Die wichtigsten von vielen Verzerrungen der von ihnen zitierten Ex-Mitglieder und Gäste liegen für mich in einem Bild von Nötigung und Machtmissbrauch, psychischer und physischer Gewaltanwendung. Das alles ist bei Go&Change nicht der Fall, konnte ich bei zahlreichen Besuchen seit 2016 und nahezu zwei Jahren alltäglichen Gemeinschaftslebens seit Mitte 2018 nie beobachten und widerspricht eklatant den Persönlichkeiten der Gründer und den Werten und Zielen der Gemeinschaft.
Kulturarbeit für eine lebenswerte Zukunft
Seit meinem Studium der Wirtschaftsgeographie an der LMU in München arbeite ich im Bereich der nachhaltigeren Gestaltung von Wirtschaft und Gesellschaft. Ökologische Investments, Nachhaltigkeitsberichte und ethische Unternehmensberatung waren lange Zeit wichtige Arbeitsfelder für mich, bis mir klar wurde, dass eines noch wesentlicher ist als soziale und ökologische Kennzahlen und Richtlinien: die Frage, wie wir als Menschen in den Organisationen miteinander umgehen, uns organisieren und Entscheidungen treffen. Bewusstsein und Kultur bestimmen, ob wir ökologische, soziale und wirtschaftliche Erwägungen konstruktiv zusammenbringen und eine tragfähige, kreativ-fruchtbare Wirtschaftsweise der Zukunft aufbauen können, die nicht auf zyklischen Krisen basiert und Menschen verbindet, anstatt sie in Konkurrenz voneinander zu trennen.

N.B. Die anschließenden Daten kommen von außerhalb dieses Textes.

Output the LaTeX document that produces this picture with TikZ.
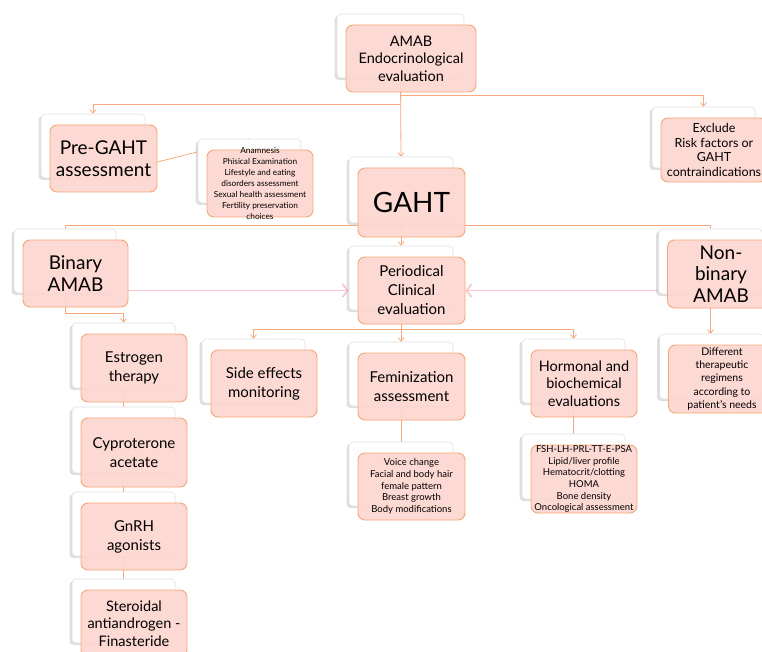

Der Pionier Dr. Ibrahim Abouleish hat bereits vor 40 Jahren in der Ägyptischen Wüste das Unternehmen und die Gemeinschaft SEKEM gegründet – in den ersten Jahren von lokalen Beduinen angefeindet und bedroht als unislamische Sonnenanbeter und Teufelsboten, heute ein international gefeiertes, preisgekröntes Vorzeigeprojekt für eine nachhaltigere Wirtschaftsweise samt Privatuniversität, Schulen und Kindergärten. Zwei Jahre habe ich dort die Geschäftsführung in ihrer nationalen und internationalen Vernetzungsarbeit unterstützt, andere ägyptische Unternehmen beraten und eine Forschungsabteilung für Nachhaltige Entwicklung aufgebaut und geleitet. Doch die intensivste Erfahrung war es, die Wirren des arabischen Frühlings vor Ort zu erleben – im Propagandakrieg der Medien, mit plündernden Mobs auf den Straßen, und zugleich geborgen in einer Gemeinschaft, die sich durch Visionskraft, harte Arbeit und starken Zusammenhalt autark mit Lebensmitteln versorgen und ihren knapp 2000 MitarbeiterInnen auch in der folgenden Wirtschaftskrise sichere Arbeit bieten konnte. An dem Tag als Mubarak damals zurücktrat, saßen wir gerade mit vielen jungen Menschen zusammen um über ein neues Ägypten nach der Revolution zu sprechen – die Nachricht traf ein, Jubel brach aus und alle sprangen in die Autos zum Midan El-Tahrir. Kurz danach wurde unser Geschäftsführer Helmy Abouleish aufgrund von Anschuldigungen politischer Konkurrenten verhaftet und verschwand auf unbestimmte Zeit in Untersuchungshaft, erst 100 Tage später konnten wir ihn wieder zuhause willkommen heißen. Zentren für nachhaltige Kultur und Bildung wie SEKEM werden angesichts aller Widrigkeiten stets weiter für eine bessere Zukunft arbeiten und in die Gesellschaft wirken. Wie Dr. Ibrahim stets wiederholt hat: wir arbeiten für die Welt unserer Nachkommen in 200 Jahren…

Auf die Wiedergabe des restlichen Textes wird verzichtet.